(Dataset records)
/---

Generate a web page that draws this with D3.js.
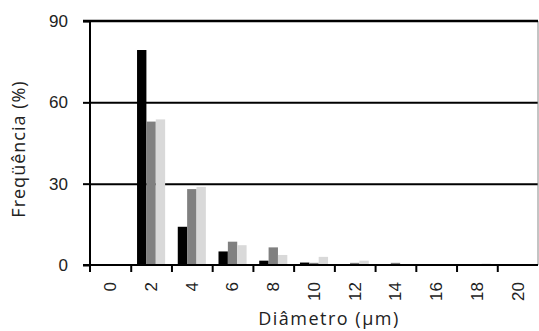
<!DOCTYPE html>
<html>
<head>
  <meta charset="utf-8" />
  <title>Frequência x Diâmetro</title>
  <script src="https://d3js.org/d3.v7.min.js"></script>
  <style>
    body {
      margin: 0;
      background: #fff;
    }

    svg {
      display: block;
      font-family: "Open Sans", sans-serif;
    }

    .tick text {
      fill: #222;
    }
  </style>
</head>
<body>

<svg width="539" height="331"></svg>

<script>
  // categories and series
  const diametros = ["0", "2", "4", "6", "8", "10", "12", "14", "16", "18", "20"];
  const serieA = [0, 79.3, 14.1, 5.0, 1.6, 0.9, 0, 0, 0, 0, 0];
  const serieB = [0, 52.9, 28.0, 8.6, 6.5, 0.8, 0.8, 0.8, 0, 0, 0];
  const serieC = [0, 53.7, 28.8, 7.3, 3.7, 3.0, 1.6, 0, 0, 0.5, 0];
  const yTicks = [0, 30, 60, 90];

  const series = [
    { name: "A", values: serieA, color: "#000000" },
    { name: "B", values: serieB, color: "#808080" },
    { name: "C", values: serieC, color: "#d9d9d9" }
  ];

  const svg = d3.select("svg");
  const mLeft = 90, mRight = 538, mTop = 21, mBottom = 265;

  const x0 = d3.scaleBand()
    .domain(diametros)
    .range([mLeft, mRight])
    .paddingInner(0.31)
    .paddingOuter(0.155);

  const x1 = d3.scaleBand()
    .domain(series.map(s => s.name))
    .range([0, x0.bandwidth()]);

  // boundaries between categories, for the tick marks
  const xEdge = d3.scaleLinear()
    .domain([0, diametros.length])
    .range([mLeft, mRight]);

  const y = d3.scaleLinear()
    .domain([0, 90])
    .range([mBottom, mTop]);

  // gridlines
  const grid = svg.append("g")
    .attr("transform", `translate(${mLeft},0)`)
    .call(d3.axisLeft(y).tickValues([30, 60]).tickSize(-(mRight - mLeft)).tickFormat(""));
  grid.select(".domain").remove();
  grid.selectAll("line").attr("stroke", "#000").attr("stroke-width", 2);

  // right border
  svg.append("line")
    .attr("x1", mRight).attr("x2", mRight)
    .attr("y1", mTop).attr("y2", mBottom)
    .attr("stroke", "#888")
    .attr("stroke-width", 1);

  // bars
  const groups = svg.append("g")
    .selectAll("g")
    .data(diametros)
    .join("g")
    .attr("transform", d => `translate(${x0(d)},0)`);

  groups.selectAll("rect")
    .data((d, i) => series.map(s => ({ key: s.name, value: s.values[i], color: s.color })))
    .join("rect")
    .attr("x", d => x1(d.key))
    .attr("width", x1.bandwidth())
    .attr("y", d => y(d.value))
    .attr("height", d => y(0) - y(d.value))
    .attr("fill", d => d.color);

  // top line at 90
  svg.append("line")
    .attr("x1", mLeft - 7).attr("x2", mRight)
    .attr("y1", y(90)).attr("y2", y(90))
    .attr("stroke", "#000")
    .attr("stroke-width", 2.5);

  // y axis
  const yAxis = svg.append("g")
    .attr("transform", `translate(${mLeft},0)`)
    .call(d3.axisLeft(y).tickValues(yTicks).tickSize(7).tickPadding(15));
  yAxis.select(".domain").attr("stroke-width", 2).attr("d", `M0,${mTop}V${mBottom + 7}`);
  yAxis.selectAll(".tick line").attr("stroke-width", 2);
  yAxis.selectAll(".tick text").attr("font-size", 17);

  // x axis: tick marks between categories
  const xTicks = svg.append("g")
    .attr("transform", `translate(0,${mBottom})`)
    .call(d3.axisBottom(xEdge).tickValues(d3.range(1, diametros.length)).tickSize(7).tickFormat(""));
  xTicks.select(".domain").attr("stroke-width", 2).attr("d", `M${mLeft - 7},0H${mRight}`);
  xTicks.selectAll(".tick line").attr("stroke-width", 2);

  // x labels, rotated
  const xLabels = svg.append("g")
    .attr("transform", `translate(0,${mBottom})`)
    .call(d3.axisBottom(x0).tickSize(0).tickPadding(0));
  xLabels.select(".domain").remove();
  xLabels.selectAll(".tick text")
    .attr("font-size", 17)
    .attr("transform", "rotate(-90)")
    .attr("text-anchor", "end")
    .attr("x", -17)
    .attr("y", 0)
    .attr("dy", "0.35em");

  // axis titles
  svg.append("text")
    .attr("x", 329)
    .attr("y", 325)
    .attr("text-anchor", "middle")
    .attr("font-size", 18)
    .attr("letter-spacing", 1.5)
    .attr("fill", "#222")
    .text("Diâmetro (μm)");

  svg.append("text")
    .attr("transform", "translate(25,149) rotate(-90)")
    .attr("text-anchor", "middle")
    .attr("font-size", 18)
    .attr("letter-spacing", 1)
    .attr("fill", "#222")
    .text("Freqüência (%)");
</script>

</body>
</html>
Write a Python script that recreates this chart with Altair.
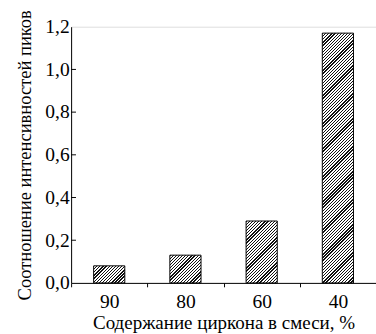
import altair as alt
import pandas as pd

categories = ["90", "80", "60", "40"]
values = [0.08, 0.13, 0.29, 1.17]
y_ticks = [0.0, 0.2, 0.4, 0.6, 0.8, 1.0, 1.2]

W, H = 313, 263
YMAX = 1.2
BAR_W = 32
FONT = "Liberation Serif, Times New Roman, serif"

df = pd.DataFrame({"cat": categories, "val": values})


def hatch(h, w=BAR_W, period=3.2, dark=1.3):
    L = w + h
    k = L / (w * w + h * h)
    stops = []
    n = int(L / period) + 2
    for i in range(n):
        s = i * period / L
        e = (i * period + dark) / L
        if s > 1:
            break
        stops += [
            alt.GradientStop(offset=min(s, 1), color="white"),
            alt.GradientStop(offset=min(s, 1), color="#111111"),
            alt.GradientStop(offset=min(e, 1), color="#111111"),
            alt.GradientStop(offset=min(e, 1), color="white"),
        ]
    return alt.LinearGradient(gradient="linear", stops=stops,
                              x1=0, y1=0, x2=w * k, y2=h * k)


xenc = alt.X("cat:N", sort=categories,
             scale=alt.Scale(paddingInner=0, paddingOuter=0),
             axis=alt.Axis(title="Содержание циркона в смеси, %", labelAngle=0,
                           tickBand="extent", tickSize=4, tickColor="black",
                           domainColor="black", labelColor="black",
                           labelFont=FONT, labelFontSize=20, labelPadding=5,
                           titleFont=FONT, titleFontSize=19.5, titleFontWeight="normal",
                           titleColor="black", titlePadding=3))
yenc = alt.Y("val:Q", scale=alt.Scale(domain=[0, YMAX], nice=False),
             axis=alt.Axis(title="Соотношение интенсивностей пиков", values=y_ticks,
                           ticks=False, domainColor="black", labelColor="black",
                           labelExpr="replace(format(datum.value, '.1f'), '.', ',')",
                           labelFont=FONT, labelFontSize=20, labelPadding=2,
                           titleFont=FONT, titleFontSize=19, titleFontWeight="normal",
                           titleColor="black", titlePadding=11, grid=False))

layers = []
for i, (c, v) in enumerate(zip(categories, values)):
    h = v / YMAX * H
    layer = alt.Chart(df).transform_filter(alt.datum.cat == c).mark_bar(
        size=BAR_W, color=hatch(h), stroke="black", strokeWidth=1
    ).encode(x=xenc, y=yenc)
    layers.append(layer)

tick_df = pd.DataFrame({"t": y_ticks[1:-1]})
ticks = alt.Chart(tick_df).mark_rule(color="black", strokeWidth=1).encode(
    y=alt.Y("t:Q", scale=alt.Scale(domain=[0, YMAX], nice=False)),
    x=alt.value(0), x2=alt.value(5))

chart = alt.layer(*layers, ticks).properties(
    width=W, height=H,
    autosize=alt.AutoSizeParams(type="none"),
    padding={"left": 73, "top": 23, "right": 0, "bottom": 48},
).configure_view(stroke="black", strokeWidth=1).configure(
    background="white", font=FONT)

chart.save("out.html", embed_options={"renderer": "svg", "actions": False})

\---
/---

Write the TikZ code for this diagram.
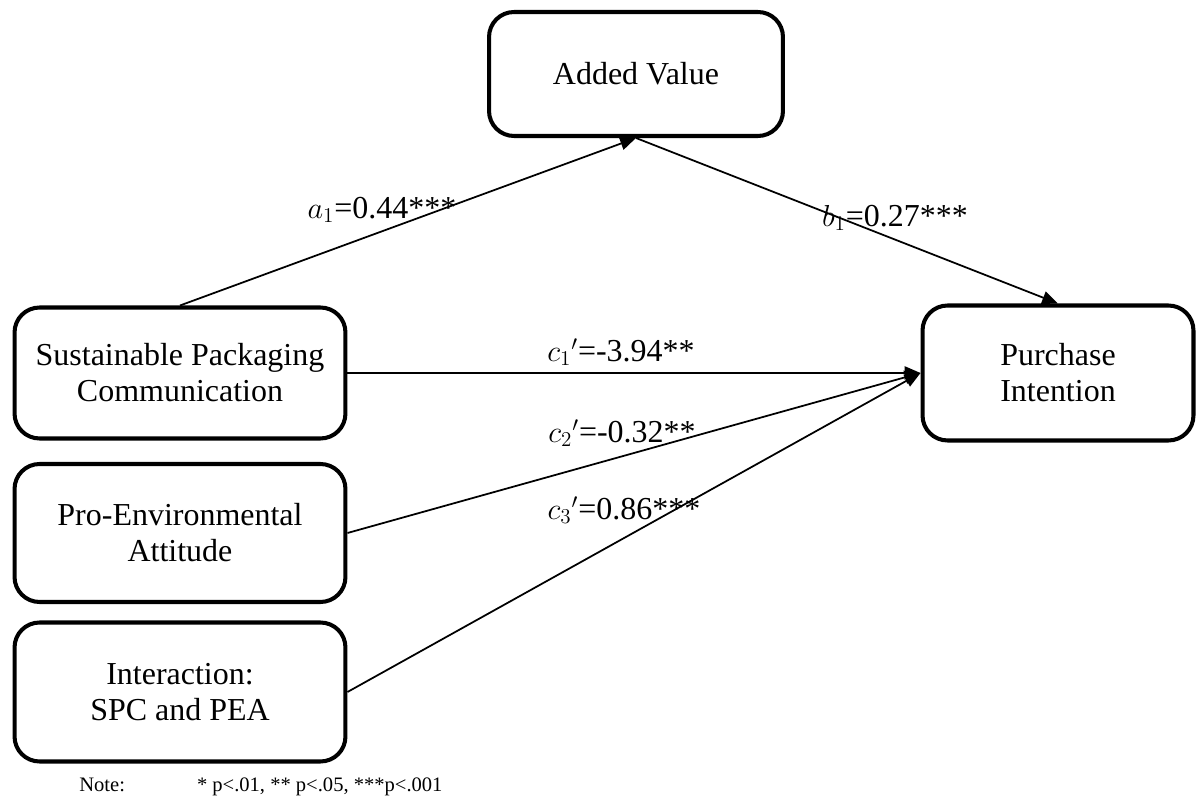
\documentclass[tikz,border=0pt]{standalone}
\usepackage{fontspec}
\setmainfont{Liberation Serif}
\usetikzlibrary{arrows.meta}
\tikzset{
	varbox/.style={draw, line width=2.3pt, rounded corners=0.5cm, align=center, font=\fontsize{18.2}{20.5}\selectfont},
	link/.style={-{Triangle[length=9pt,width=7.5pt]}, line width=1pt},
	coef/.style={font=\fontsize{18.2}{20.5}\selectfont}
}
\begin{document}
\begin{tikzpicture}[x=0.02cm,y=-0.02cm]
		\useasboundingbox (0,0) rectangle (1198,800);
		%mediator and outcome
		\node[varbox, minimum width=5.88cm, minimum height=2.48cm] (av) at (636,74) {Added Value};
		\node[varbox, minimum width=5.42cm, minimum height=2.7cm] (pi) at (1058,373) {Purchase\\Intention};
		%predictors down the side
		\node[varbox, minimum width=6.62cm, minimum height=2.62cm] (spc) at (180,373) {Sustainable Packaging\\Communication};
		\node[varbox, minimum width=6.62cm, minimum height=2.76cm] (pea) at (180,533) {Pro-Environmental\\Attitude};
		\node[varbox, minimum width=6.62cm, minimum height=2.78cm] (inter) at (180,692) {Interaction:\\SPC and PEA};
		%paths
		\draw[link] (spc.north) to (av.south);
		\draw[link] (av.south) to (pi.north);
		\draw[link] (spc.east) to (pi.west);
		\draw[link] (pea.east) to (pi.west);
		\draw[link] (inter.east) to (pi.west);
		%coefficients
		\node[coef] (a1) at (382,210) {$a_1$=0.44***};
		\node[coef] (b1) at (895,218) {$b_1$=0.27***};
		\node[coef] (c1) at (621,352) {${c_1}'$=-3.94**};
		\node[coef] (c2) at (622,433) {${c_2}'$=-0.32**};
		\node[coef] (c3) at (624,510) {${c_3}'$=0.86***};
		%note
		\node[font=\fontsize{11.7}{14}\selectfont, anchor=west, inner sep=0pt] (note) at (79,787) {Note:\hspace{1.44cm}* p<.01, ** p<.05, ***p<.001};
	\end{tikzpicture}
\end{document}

\---

_Exercise goal_
Start at the line above containing "Generate a web" and stop at the line containing "const yTicks = [0, 30, 60, 90];": print those lines and everything between them exactly, but not the pictures.

_Right answer_
Generate a web page that draws this with D3.js.
<!DOCTYPE html>
<html>
<head>
  <meta charset="utf-8" />
  <title>Frequência x Diâmetro</title>
  <script src="https://d3js.org/d3.v7.min.js"></script>
  <style>
    body {
      margin: 0;
      background: #fff;
    }

    svg {
      display: block;
      font-family: "Open Sans", sans-serif;
    }

    .tick text {
      fill: #222;
    }
  </style>
</head>
<body>

<svg width="539" height="331"></svg>

<script>
  // categories and series
  const diametros = ["0", "2", "4", "6", "8", "10", "12", "14", "16", "18", "20"];
  const serieA = [0, 79.3, 14.1, 5.0, 1.6, 0.9, 0, 0, 0, 0, 0];
  const serieB = [0, 52.9, 28.0, 8.6, 6.5, 0.8, 0.8, 0.8, 0, 0, 0];
  const serieC = [0, 53.7, 28.8, 7.3, 3.7, 3.0, 1.6, 0, 0, 0.5, 0];
  const yTicks = [0, 30, 60, 90];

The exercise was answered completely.